Enrique Villarino.

Al principio creí que era buena idea. Para nadie es un secreto que la democracia le hace mal a la literatura. La libertad no nos ha dado buenas obras y, como lo dice la historia, los libros más profundos y famosos son las que se producen en un régimen totalitario.

La literatura latinoamericana se burla demasiado de esos nobles hombres, padrastros de la buena escritura, los Dictadores. No podemos cuantificar cuánto se les debe. Si viviéramos en dictadura no existiría el “agotamiento” al que se refirió María Kodama en Manizales. Y bajo esta premisa empezaron los cambios en casa.

Primero, se me advirtió que todas mis conversaciones serían monitoreadas y grabadas, únicamente podía hablar sobre algunos temas literarios escogidos con anterioridad. Por cuestiones de gobierno, los poetas Románticos hacían parte del índice prohibido. Su idealismo los hacía detestables. Debía leer un libro diario, sin importar el número de clases al día, y presentar un informe que analizara (en algunos casos semióticamente) el estilo y el lenguaje que utilizaba. Fueron noches aterradoras. Debía ponerme en pie, la espalda rígida y empezar a recitar pasajes de memoria con su respectivo comentario. Ante mis infructuosos intentos, tuve que ayudarme de papelitos que me ayudaban a recordar los números de página y algunas palabras desconocidas, generosidades de la Dictadora.

Sólo podía ver Señal Colombia, comer carnes rojas y jugar Dicciorama.
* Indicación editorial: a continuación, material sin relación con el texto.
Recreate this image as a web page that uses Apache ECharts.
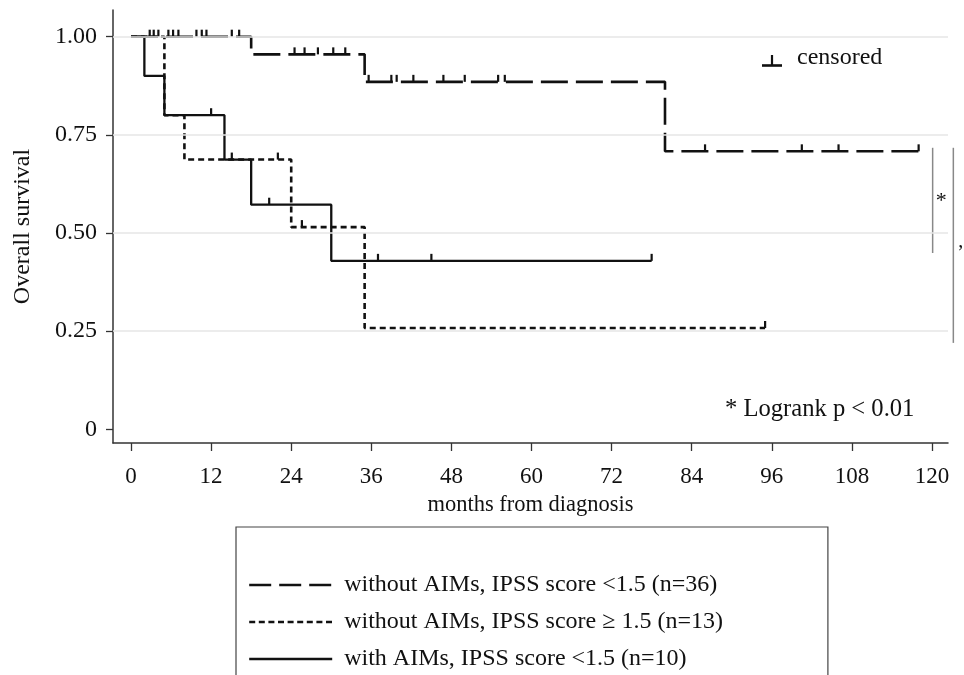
<!DOCTYPE html>
<html><head><meta charset="utf-8">
<script src="https://cdn.jsdelivr.net/npm/echarts@6/dist/echarts.min.js"></script>
<style>html,body{margin:0;padding:0;background:#fff}#c{width:964px;height:675px}</style>
</head><body><div id="c"></div>
<script>
// ---- data ----
const seriesNames = [
  'without AIMs, IPSS score <1.5 (n=36)',
  'without AIMs, IPSS score \u2265 1.5 (n=13)',
  'with AIMs, IPSS score <1.5 (n=10)'
];
// group 1: without AIMs, IPSS < 1.5 (long dashes)
const g1Times = [0, 18, 35, 80, 118];
const g1Surv  = [1.0, 0.955, 0.885, 0.708, 0.708];
const g1Censor = [2.8, 3.4, 4.1, 5.6, 6.3, 7.1, 9.8, 10.6, 11.3, 15.1, 16.2,
                  24.5, 26, 28, 30.3, 32.1,
                  35.6, 39, 39.8, 42.3, 46.8, 50, 55, 56,
                  86, 100.5, 106, 118];
// group 2: without AIMs, IPSS >= 1.5 (short dashes)
const g2Times = [0, 5, 8, 24, 35, 95];
const g2Surv  = [1.0, 0.80, 0.687, 0.515, 0.258, 0.258];
const g2Censor = [22, 25.6, 95];
// group 3: with AIMs, IPSS < 1.5 (solid)
const g3Times = [0, 2, 5, 14, 18, 30, 78];
const g3Surv  = [1.0, 0.90, 0.80, 0.687, 0.572, 0.429, 0.429];
const g3Censor = [12, 15.1, 20.7, 37, 45, 78];

const xTicks = [0, 12, 24, 36, 48, 60, 72, 84, 96, 108, 120];
const yTicks = [0, 0.25, 0.5, 0.75, 1.0];
const yGrid = [0.25, 0.5, 0.75, 1.0];

// ---- helpers ----
const FONT = "'Liberation Serif','Times New Roman',serif";
const INK = '#111';
function steps(t, s) { return t.map((x, i) => [x, s[i]]); }
function survAt(t, s, x) { let v = s[0]; for (let i = 0; i < t.length; i++) { if (t[i] <= x) v = s[i]; } return v; }
function censorPts(c, t, s) { return c.map(x => [x, survAt(t, s, x)]); }

const lineStyles = [
  { color: INK, width: 2.6, type: [27, 8] },
  { color: INK, width: 2.6, type: [6, 4] },
  { color: INK, width: 2.3, type: 'solid' }
];
const legendDash = [[22, 8], [6, 3.6], 'solid'];
const groups = [[g1Times, g1Surv, g1Censor], [g2Times, g2Surv, g2Censor], [g3Times, g3Surv, g3Censor]];

const series = [];
series.push({
  type: 'line', data: [], z: 0, silent: true,
  markLine: {
    silent: true, symbol: ['none', 'none'], label: { show: false },
    lineStyle: { color: '#e6e6e6', width: 1.5, type: 'solid' },
    data: yGrid.map(v => ({ yAxis: v }))
  }
});
groups.forEach((g, i) => {
  series.push({
    name: seriesNames[i], type: 'line', step: 'end', data: steps(g[0], g[1]),
    symbol: 'none', showSymbol: false, lineStyle: lineStyles[i],
    itemStyle: { color: INK }, z: 3, animation: false
  });
});
groups.forEach((g, i) => {
  series.push({
    name: 'censor' + i, type: 'scatter', data: censorPts(g[2], g[0], g[1]),
    symbol: 'rect', symbolSize: [2.2, 7], symbolOffset: [0, -3.5],
    itemStyle: { color: INK, opacity: 1 }, z: 4, animation: false
  });
});

const chart = echarts.init(document.getElementById('c'));
const option = {
  animation: false,
  backgroundColor: '#fff',
  textStyle: { fontFamily: FONT, color: INK },
  grid: { left: 113, right: 16, top: 10, bottom: 232, containLabel: false },
  xAxis: {
    type: 'value', min: -2.7, max: 122.4,
    name: 'months from diagnosis', nameLocation: 'middle', nameGap: 51,
    nameTextStyle: { fontFamily: FONT, fontSize: 22.5, color: INK },
    axisLine: { show: true, onZero: false, lineStyle: { color: '#333', width: 1.5 } },
    axisTick: { show: true, inside: false, length: 8, customValues: xTicks, lineStyle: { color: '#333', width: 1.3 } },
    axisLabel: { customValues: xTicks, margin: 22, fontFamily: FONT, fontSize: 23, color: INK },
    splitLine: { show: false }
  },
  yAxis: {
    type: 'value', min: -0.035, max: 1.068,
    name: 'Overall survival', nameLocation: 'middle', nameGap: 78, nameRotate: 90,
    nameTextStyle: { fontFamily: FONT, fontSize: 24, color: INK },
    axisLine: { show: true, onZero: false, lineStyle: { color: '#333', width: 1.5 } },
    axisTick: { show: true, inside: false, length: 7, customValues: yTicks, lineStyle: { color: '#333', width: 1.3 } },
    axisLabel: { customValues: yTicks, margin: 16, fontFamily: FONT, fontSize: 24, color: INK,
      formatter: v => (v === 0 ? '0' : v.toFixed(2)) },
    splitLine: { show: false }
  },
  legend: {
    data: seriesNames.map((n, i) => ({ name: n, lineStyle: { type: legendDash[i], width: 2.4, color: INK } })),
    orient: 'vertical', left: 236, top: 527, height: 200, width: 500,
    padding: [46, 105, 40, 12], itemGap: 13, itemWidth: 83, itemHeight: 14,
    borderColor: '#444', borderWidth: 1.2, borderRadius: 0,
    itemStyle: { opacity: 0, borderWidth: 0 },
    textStyle: { fontFamily: FONT, fontSize: 24, color: INK, padding: [0, 0, 0, 7] },
    selectedMode: false
  },
  series: series
};
chart.setOption(option);

// ---- annotations (data-space anchored) ----
const p = (x, y) => chart.convertToPixel({ gridIndex: 0 }, [x, y]);
const b1a = p(120.1, 0.717), b1b = p(120.1, 0.449);
const b2a = p(123.2, 0.717), b2b = p(123.2, 0.22);
chart.setOption({
  graphic: [
    { type: 'line', shape: { x1: b1a[0], y1: b1a[1], x2: b1b[0], y2: b1b[1] }, style: { stroke: '#888', lineWidth: 1.5 } },
    { type: 'line', shape: { x1: b2a[0], y1: b2a[1], x2: b2b[0], y2: b2b[1] }, style: { stroke: '#888', lineWidth: 1.5 } },
    { type: 'text', x: b1a[0] + 3, y: 190, style: { text: '*', font: '22px ' + FONT, fill: INK } },
    { type: 'text', x: b2a[0] + 5, y: 232, style: { text: ',', font: '20px ' + FONT, fill: INK } },
    // censored key
    { type: 'line', shape: { x1: 772, y1: 55, x2: 772, y2: 66 }, style: { stroke: INK, lineWidth: 2.2 } },
    { type: 'line', shape: { x1: 762, y1: 65.5, x2: 782, y2: 65.5 }, style: { stroke: INK, lineWidth: 2.6 } },
    { type: 'text', x: 797, y: 46, style: { text: 'censored', font: '24px ' + FONT, fill: INK } },
    { type: 'text', x: 725, y: 397, style: { text: '* Logrank p < 0.01', font: '24.6px ' + FONT, fill: INK } }
  ]
});
</script>
</body></html>
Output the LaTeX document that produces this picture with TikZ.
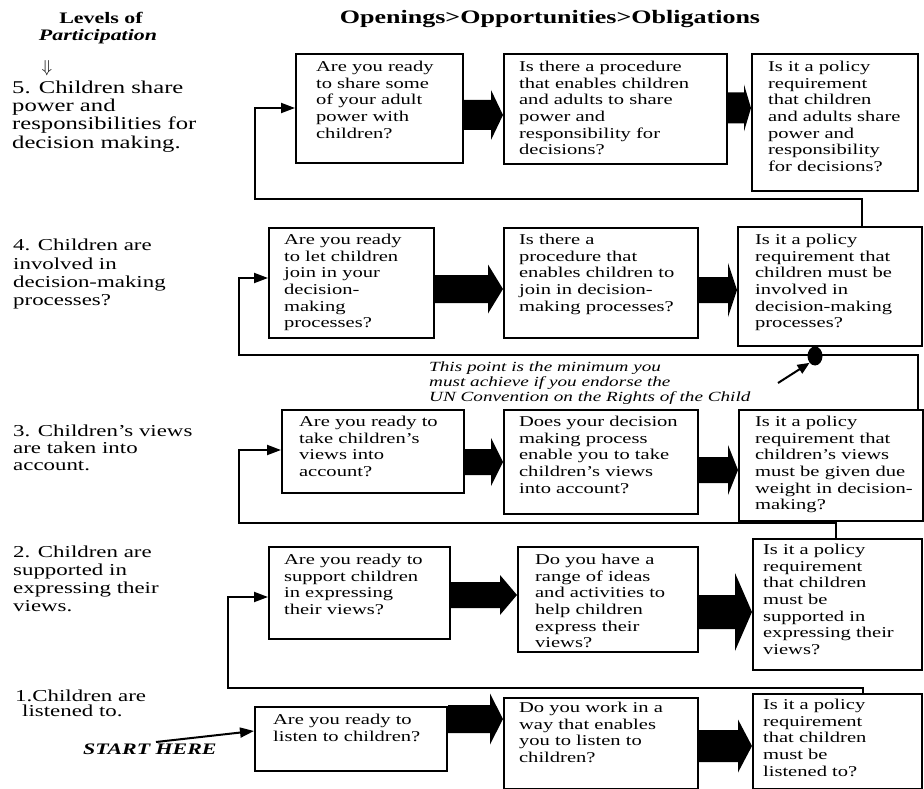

En la guitarra sólo podía usar notas mayores y cuidar de que no sonara por equivocación una nota mal puesta. No podía mirar por la ventana, ni mucho menos intentar abrir la puerta sin permiso. Tomaba Ginkgo Biloba con cada comida.

Se desterraron a Chopin y Schubert; en su lugar se escuchaba un Bach bastante matemático que exigía concentración máxima en las tareas de escritura. Mi Dictadora repetía todos los días la noticia de Kodama y, alentándome, me gritaba al oído que teníamos que trabajar.

Mi Dictadora, consiente del “mens sana in corpore sano”, sabía que no sólo de largas lecturas vive el hombre; así que introdujo a su forma de gobierno ejercicios corporales que pretendían mejorar mi acondicionamiento físico y que me facilitarían el trabajo de escritura. Empecé a relajar mis falanges lavando los platos, inicié una terapia que aliviara los dolores de hombro barriendo y  trapeando los pisos, incluso, bondades de los Dictadores, los dolores de muñeca que me atormentaban desde hacía días, fueron desapareciendo paulatinamente después de empezar a  lavar la ropa de los dos.

Todo estaba bien. No podía quejarme (los castigos eran bastante molestos). Era obediente y seguía los lineamientos al pie de la letra. Sin embargo, los resultados eran pésimos. Lo que escribí esos días no era más que basura. Yo lo sabía. Mi Dictadora, en cambio, me elogiaba. Eso sí era literatura, decía, ya verá esa tal Kodama… Intenté persuadirla, pero no me escuchaba. Estaba ocupada inventando nuevos ejercicios para aliviarme unos dolores de rodillas que no me dejaban permanecer sentado frente a la pantalla del computador.

Al final, me sorprendí levantándome en las noches, a eso de las once, a escondidas, para escribir en una libretita que tengo escondida debajo de la nevera. Ella no debe darse cuenta. Allí garabateo mis tormentos, mis sueños de abrir la puerta, describo el sabor horrible del Ginkgo Biloba y lo detestable que es la dictadura. ¿Estaré escribiendo allí la verdadera literatura?

Publicado originalmente el 08 de septiembre de 2012 en El Espectador.